In 'Pastoral Crude,' a current exhibition at the Carnegie Art Museum in Oxnard, California, Karen Kitchel's recent landscape paintings use an unusual medium---asphalt emulsion. On view until February 17, 2019, this solo exhibit presents fifteen paintings of contemporary landscapes under threat, rendered in asphalt, oil, wax, mineral pigments and shellac/canvas.

These paintings continue Kitchel’s longstanding commitment to make landscape paintings that transcend conventional portrayals of scenery, location, or nostalgic attempts to interpret “nature.” Widely recognized for her multiple-panel installations of American grasslands and urban botany, this is the first west coast solo exhibition of her landscape plaintings using asphalt emulsion.

An upcoming exhibition at the Boulder Museum of Contemporary Art in Colorado focuses on her grasslands series.

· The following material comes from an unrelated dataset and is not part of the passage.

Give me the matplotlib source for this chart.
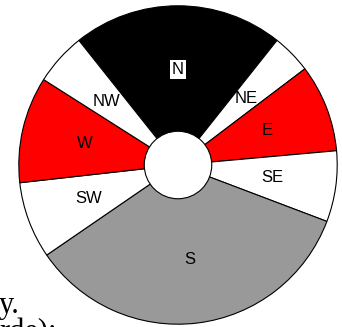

Kitchel has worked throughout the coastal and interior west for more than thirty years, receiving her M.F.A. in painting from Claremont Graduate University in 1982. Her work is in the permanent collections of multiple museums and private collections nationally and abroad, including the Palm Springs Art Museum, the Denver Art Museum, the Tucson Art Museum, the Joslyn Museum, the U.S. State Department, and the National Museum of Poland. She is represented by Robischon Gallery of Denver, CO, and Gerald Peters Gallery of Santa Fe, NM and New York, NY. She currently lives and works in Ventura, CA.